Publication information

Source: Illustrated London News
Source type: magazine
Document type: article
Document title: “The Attempt Upon President McKinley’s Life”
Author(s): anonymous
Date of publication: 14 September 1901
Volume number: 119
Issue number: 3256
Pagination: 372

“The Attempt Upon President McKinley’s Life.” Illustrated London News 14 Sept. 1901 v119n3256: p. 372.
full text
McKinley assassination.
Named persons
Leon Czolgosz; Ida McKinley; William McKinley.
The article below appears in a regular feature of this magazine titled “Our Illustrations,” a section given over to providing textual introductions to photographs in the publication. This specific article introduces a three-page photographic layout (pp. 383-85) titled “The Attempted Assassination of President McKinley.”

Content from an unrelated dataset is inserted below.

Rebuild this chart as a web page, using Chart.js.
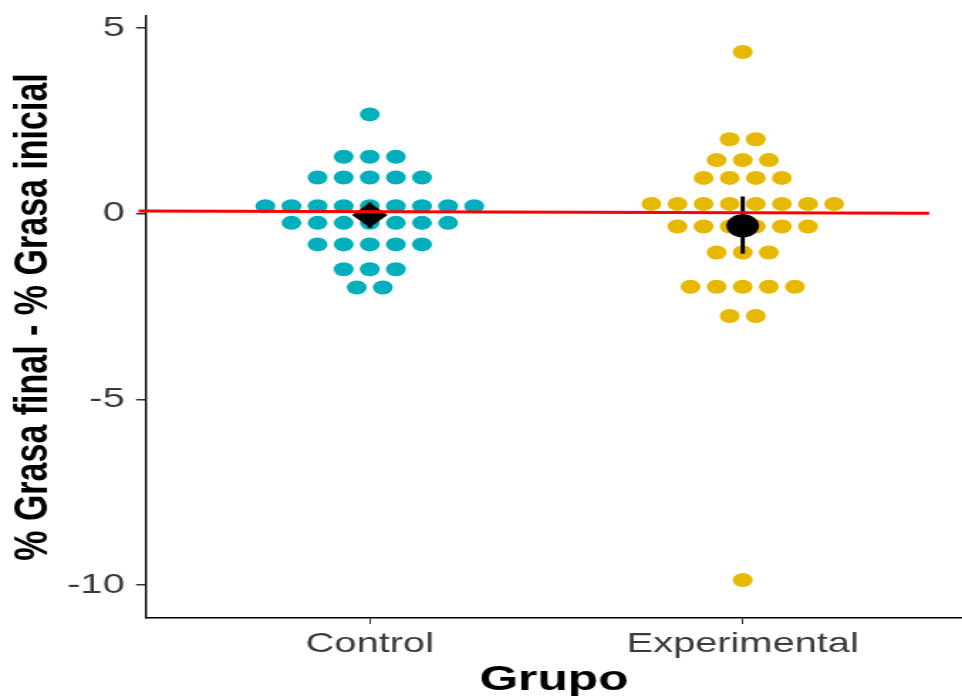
<!DOCTYPE html>
<html>
<head>
<meta charset="utf-8">
<title>Grasa final - Grasa inicial</title>
<script src="https://cdn.jsdelivr.net/npm/chart.js@4.4.1/dist/chart.umd.min.js"></script>
<style>
  html, body { margin: 0; padding: 0; background: #fff; overflow: hidden; }
  #plot { display: block; }
</style>
</head>
<body>
<!-- the reference is stretched sideways: draw on a narrow canvas and widen it with an inline style -->
<canvas id="plot" width="677" height="696" style="width:962px;height:696px"></canvas>
<script>
; (function () {
  'use strict'

  // ── Data ────────────────────────────────────────────────────────────────────
  const groups = ['Control', 'Experimental']
  const groupColors = ['#00AFBB', '#E7B800']

  const controlValues = [
    2.67,
    1.53, 1.53, 1.53,
    0.97, 0.97, 0.97, 0.97, 0.97,
    0.20, 0.20, 0.20, 0.20, 0.20, 0.20, 0.20, 0.20, 0.20,
    -0.25, -0.25, -0.25, -0.25, -0.25, -0.25, -0.25,
    -0.83, -0.83, -0.83, -0.83, -0.83,
    -1.50, -1.50, -1.50,
    -1.99, -1.99
  ]
  const experimentalValues = [
    4.35,
    2.00, 2.00,
    1.44, 1.44, 1.44,
    0.96, 0.96, 0.96, 0.96,
    0.26, 0.26, 0.26, 0.26, 0.26, 0.26, 0.26, 0.26,
    -0.35, -0.35, -0.35, -0.35, -0.35, -0.35,
    -1.05, -1.05, -1.05,
    -1.97, -1.97, -1.97, -1.97, -1.97,
    -2.76, -2.76,
    -9.87
  ]

  // mean marker and its error bar, per group
  const groupMeans = [-0.04, -0.33]
  const errorHigh = [0.30, 0.46]
  const errorLow = [-0.38, -1.08]

  // red reference line
  const refLineX = [0.38, 2.5]
  const refLineY = [0.07, 0.01]

  const yTicks = [-10, -5, 0, 5]

  // ── Helpers ─────────────────────────────────────────────────────────────────
  const FONT = "'Liberation Sans', Arial, sans-serif"
  const DOT_STEP = 0.07   // horizontal distance between stacked dots, in x units

  // stack equal values side by side, centred on the group position
  function stackDots(values, center) {
    const rows = new Map()
    values.forEach(v => {
      if (!rows.has(v)) rows.set(v, 0)
      rows.set(v, rows.get(v) + 1)
    })
    const pts = []
    rows.forEach((n, v) => {
      for (let i = 0; i < n; i++) {
        pts.push({ x: center + (i - (n - 1) / 2) * DOT_STEP, y: v })
      }
    })
    return pts
  }

  const allValues = [controlValues, experimentalValues]

  const dotSets = groups.map((g, i) => ({
    label: g,
    data: stackDots(allValues[i], i + 1),
    pointStyle: 'circle',
    pointRadius: 7,
    pointBackgroundColor: groupColors[i],
    pointBorderWidth: 0,
    order: 3
  }))

  const errorSets = groups.map((g, i) => ({
    label: g + ' error',
    data: [{ x: i + 1, y: errorHigh[i] }, { x: i + 1, y: errorLow[i] }],
    showLine: true,
    borderColor: '#000',
    borderWidth: 3,
    pointRadius: 0,
    order: 2
  }))

  const meanSet = {
    label: 'mean',
    data: groups.map((g, i) => ({ x: i + 1, y: groupMeans[i] })),
    pointStyle: ['rectRot', 'circle'],
    pointRadius: [12.5, 11.5],
    pointBackgroundColor: '#000',
    pointBorderWidth: 0,
    order: 1
  }

  const refSet = {
    label: 'ref',
    data: refLineX.map((x, i) => ({ x, y: refLineY[i] })),
    showLine: true,
    borderColor: '#FF0000',
    borderWidth: 3,
    pointRadius: 0,
    clip: false,
    order: 0
  }

  // ── Chart ───────────────────────────────────────────────────────────────────
  new Chart(document.getElementById('plot'), {
    type: 'scatter',
    data: { datasets: [refSet, meanSet, ...errorSets, ...dotSets] },
    options: {
      responsive: false,
      devicePixelRatio: 1,
      animation: false,
      events: [],
      layout: { autoPadding: false, padding: { top: 16, right: 0, bottom: 0, left: 0 } },
      plugins: { legend: { display: false }, tooltip: { enabled: false } },
      scales: {
        x: {
          type: 'linear',
          min: 0.4,
          max: 2.588,
          afterBuildTicks: s => { s.ticks = groups.map((g, i) => ({ value: i + 1 })) },
          afterFit: s => {
            s.height = 78
            s.paddingLeft = 0; s.paddingRight = 0
          },
          ticks: {
            autoSkip: false,
            maxRotation: 0,
            padding: 3,
            color: '#3a3a3a',
            font: { family: FONT, size: 28 },
            callback: (v, i) => groups[i]
          },
          grid: { drawOnChartArea: false, drawTicks: true, tickLength: 6, color: '#333', lineWidth: 1 },
          border: { display: true, color: '#000', width: 1.5 },
          title: {
            display: true,
            text: 'Grupo',
            color: '#000',
            font: { family: FONT, size: 35, weight: 'bold', lineHeight: 0.8 },
            padding: { top: 0, bottom: 1.6 }
          }
        },
        y: {
          type: 'linear',
          min: -10.89,
          max: 5.32,
          afterBuildTicks: s => { s.ticks = yTicks.map(v => ({ value: v })) },
          afterFit: s => {
            s.width = 102.75
            s.paddingTop = 0; s.paddingBottom = 0
          },
          ticks: {
            padding: 8,
            color: '#3a3a3a',
            font: { family: FONT, size: 28 }
          },
          grid: { drawOnChartArea: false, drawTicks: true, tickLength: 7, color: '#333', lineWidth: 1.5 },
          border: { display: true, color: '#000', width: 1.4 },
          title: {
            display: true,
            text: '% Grasa final - % Grasa inicial',
            color: '#000',
            font: { family: FONT, size: 34, weight: 'bold', lineHeight: 1.2 },
            padding: { top: 3, bottom: 0 }
          }
        }
      }
    }
  })

})()
</script>
</body>
</html>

The Attempt Upon President McKinley’s Life

World-wide consternation has been caused by the news that on Sept. 6, in the Temple of Music at the Buffalo Exposition, a dastardly attempt had been made to assassinate President McKinley. The President had just attended an organ recital, and was, according to the custom of the highest official of the American Union, holding one of his informal receptions to which all comers are welcome. Mr. McKinley had just shaken hands with a little child, and the next to press forward was a man with his left hand bandaged. The President turned towards him with an air of interest and shook hands. At that moment the miscreant, who held a revolver beneath the supposed bandage, fired twice at Mr. McKinley. A scene of the wildest commotion ensued. The secret police and attendants hurled themselves upon the assailant and bore him to the ground, where he was roughly handled by the populace. The President walked to a chair, and though evidently suffering, gave directions that Mrs. McKinley should not be alarmed, and that the would-be assassin should not be harmed by the mob. Mr. McKinley was then conveyed to the hospital, where one of the bullets was extracted. The other shot could not be reached, so the surgeons cleansed and closed the wound, and the patient rallied so satisfactorily that good hopes are entertained of his recovery. The assassin, who was conveyed to prison with the utmost difficulty, as the populace endeavoured to lynch him, proved to be of Polish extraction, and gave the name of Czolgosz. He called himself an Anarchist, but that fraternity denies all knowledge of him.